When Elle walks into court that last day, she doesn’t come in as something she’s not. She walks in wearing pink from head to toe. She doesn’t apologize for being feminine, for showing kindness to Brooke, or even for enjoying doing her hair. In fact, it’s because she enjoys going to the hair salon that she solves the case in the end. 

Because of the unique skills and experiences that Elle brought to the table, she was the only one on that legal team who could have figured how to prove their client’s innocence. It turns out that her “blonde-ness” was needed in that courtroom. Think of what a shame it would have been if she threw all that away to become what a law student “should” be like?

Okay, so maybe Elle Woods isn’t a real person. But there are other historical examples we can look to, including those British female doctors who were denied the privilege of caring for their country’s wounded in World War I through the Royal Army Medical Corps. Undaunted, many of them chose to go to the war anyway, working with civilian hospitals.

The Scottish Women's Hospital

The most well-known of these was the Scottish Women’s Hospitals (SWH), medical centers for the wounded that were staffed entirely by female doctors and nurses, with only a few male orderlies. The SWH spread to half a dozen countries during the war and treated soldiers and civilians from several Allied countries. Among those near the front was a woman named Dr. Alice Hutchinson. As a physician, she excelled in her work, provided great care, marched bravely into war zones, and paved the way for generations of women physicians. 

Alice Hutchison

After running a SWH in France, Hutchinson moved to Serbia to help with a typhoid outbreak. When the Austrian military overran the country, many doctors and nurses decided to stay to help the wounded instead of retreating with the Serbian army, Hutchinson being one of them. She was captured by the invaders and eventually released.
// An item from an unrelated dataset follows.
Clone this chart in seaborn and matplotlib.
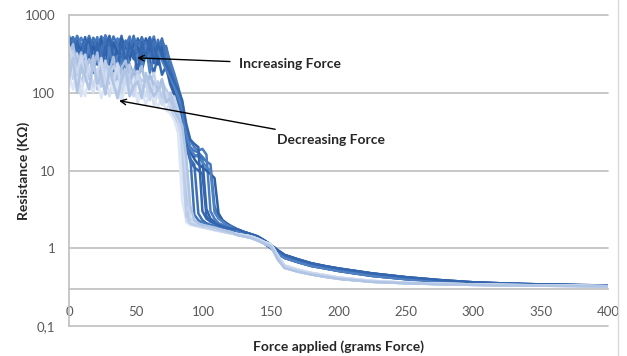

How did she do all those amazing things? Not by rejecting the unique strengths that women possess, but by embracing them and carrying them with her into work. One younger doctor especially looked up to Hutchinson as “a model for all I wished to be myself. She was a wise and observant physician. . .tiny and pretty, she dared to be feminine.” Hutchinson not only survived in an intense, dangerous environment, but she also thrived, and she did so without ignoring some of her most fundamental qualities, strengths, and personality traits. 
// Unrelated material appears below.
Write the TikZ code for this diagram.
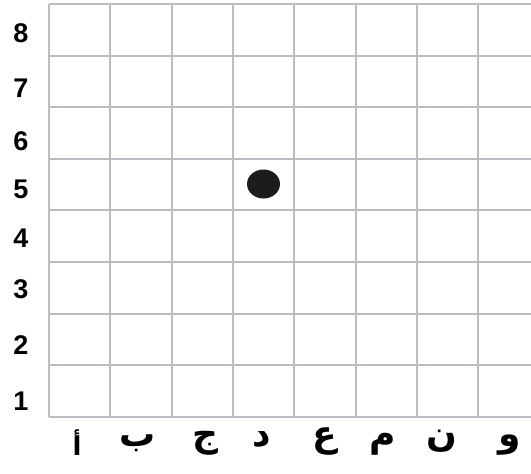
\documentclass[tikz,border=0pt]{standalone}
\usepackage{fontspec}
\setmainfont{Liberation Sans}
\newfontfamily\arabicfont[Script=Arabic]{DejaVu Sans}
\TeXXeTstate=1
\definecolor{gridgray}{RGB}{188,188,194}
\definecolor{dotblack}{RGB}{28,28,28}
\tikzset{
  gridline/.style={draw=gridgray, line width=2pt},
  rowlabel/.style={font=\fontsize{27}{27}\selectfont\bfseries, inner sep=0pt, text=black},
  collabel/.style={font=\arabicfont\bfseries\fontsize{36}{36}\selectfont, inner sep=0pt, text=black, anchor=base},
  alefstyle/.style={font=\arabicfont\bfseries\fontsize{26}{26}\selectfont, inner sep=0pt, text=black, anchor=base},
}
\begin{document}
\begin{tikzpicture}[x=1pt,y=-1pt]
\useasboundingbox (0,0) rectangle (531,474);
\clip (0,0) rectangle (531,474);
% horizontal lines
\foreach \i in {0,...,8} {
  \draw[gridline] (49,{4+51.6*\i}) -- (545,{4+51.6*\i});
}
% vertical lines
\foreach \j in {0,...,8} {
  \draw[gridline] ({49+61.3*\j},4) -- ({49+61.3*\j},416.8);
}
% dot
\fill[dotblack] (263.5,184) ellipse [x radius=16.5, y radius=14.5];
% row labels
\node[rowlabel] (r8) at (21,33) {8};
\node[rowlabel] (r7) at (21,88) {7};
\node[rowlabel] (r6) at (21,141) {6};
\node[rowlabel] (r5) at (21,189) {5};
\node[rowlabel] (r4) at (21,238) {4};
\node[rowlabel] (r3) at (21,289) {3};
\node[rowlabel] (r2) at (21,345) {2};
\node[rowlabel] (r1) at (21,401) {1};
% column labels
\node[alefstyle] (c1) at (77,455) {\beginR أ\endR};
\node[collabel] (c2) at (138,446) {\beginR ب\endR};
\node[collabel] (c3) at (205,446) {\beginR ج\endR};
\node[collabel] (c4) at (262,446) {\beginR د\endR};
\node[collabel] (c5) at (325,446) {\beginR ع\endR};
\node[collabel] (c6) at (383,446) {\beginR م\endR};
\node[collabel] (c7) at (442,446) {\beginR ن\endR};
\node[collabel] (c8) at (510,446) {\beginR و\endR};
\end{tikzpicture}
\end{document}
Alice Hutchinson “was a wise and observant physician. . .tiny and pretty, she dared to be feminine.”

Because of the physical and cultural bravery of these extraordinary women, the ideas surrounding who one had to be to be a doctor were completely transformed, even to the extent that by the end of the war, the British government actively recruited women in medicine.

Closing Thoughts

Instead of following a culture that demands to become more like men in order to have more value in the workplace, we need to celebrate and lift up femininity. What will you, as a woman, bring to the table in your marriage or career that those around you can’t?